Speaking at a press conference at the National Emergency Management Agency's offices on Gladstone Road here yesterday, Arnold King of The Bahamas Department of Meteorology said the weather conditions are due to broad showers and thunderstorms over the south-east Bahamas that are moving westward and should move over the entire Bahamas over the next few days.

He was quick to point out that the system has about a 20 per cent chance of developing as it passes through The Bahamas, adding that those chances would increase once it moves across South Florida and into the Gulf of Mexico, which should be on the weekend.

“Regardless of development, the system is expected to produce locally heavy rainfall and gusty winds over The Bahamas through the weekend,” King said.

“We expect showers to begin in central Bahamas tonight (Wednesday), parts of the north-west Bahamas tomorrow (Thursday), including New Providence, and then Friday and Saturday over Abaco and Grand Bahama…” he continued.

He advised the public to expect showers, thunderstorms and possible flooding in low-lying areas for The Bahamas over the next few days.
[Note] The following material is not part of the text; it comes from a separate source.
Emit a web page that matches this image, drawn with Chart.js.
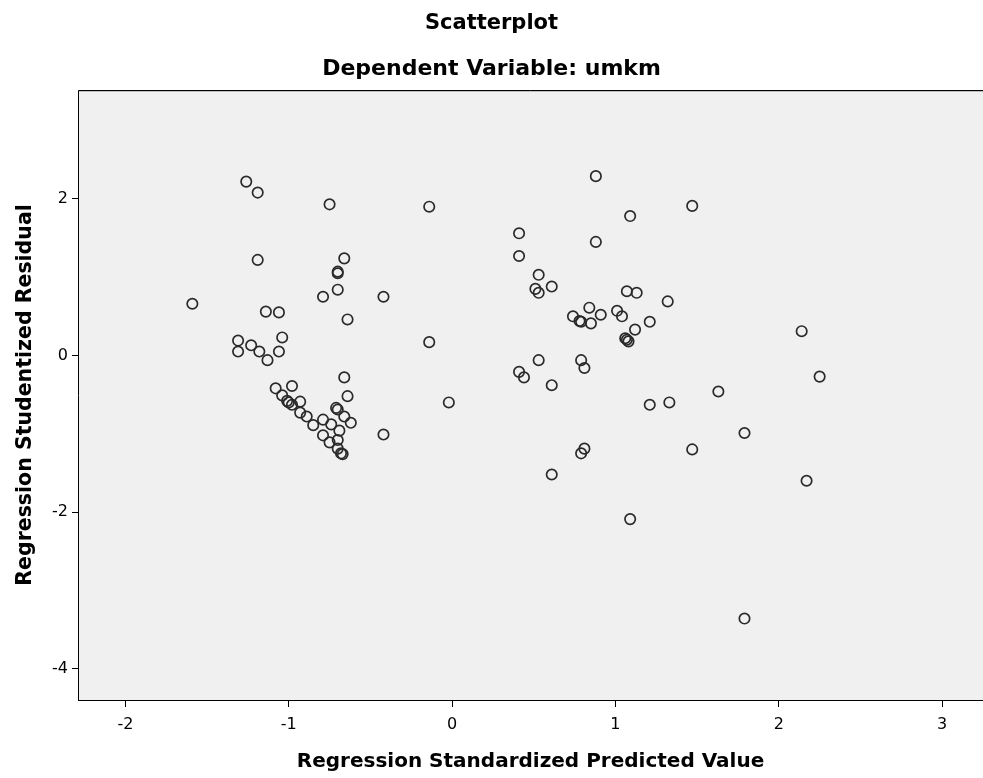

King said the new weather system could hamper restoration efforts on in earnest in the two islands that were pummelled by category five Hurricane Dorian last week, resulting in at least 50 deaths and the displacement of thousands of individuals who have lost everything.

“All the showers won't be heavy; there'll be times we have heavy and there'll be times when it won't be so heavy, but there can be localised flooding and it's possible that they can hamper restoration efforts for a short time,” he said yesterday.

Hurricane Dorian, which left a trail of bodies and desperation in its wake, had maximum sustained winds of 185 mph (297 kph), with gusts up to 220 mph (354 kph) when it hit the two islands in The Bahamas last week Sunday and Monday.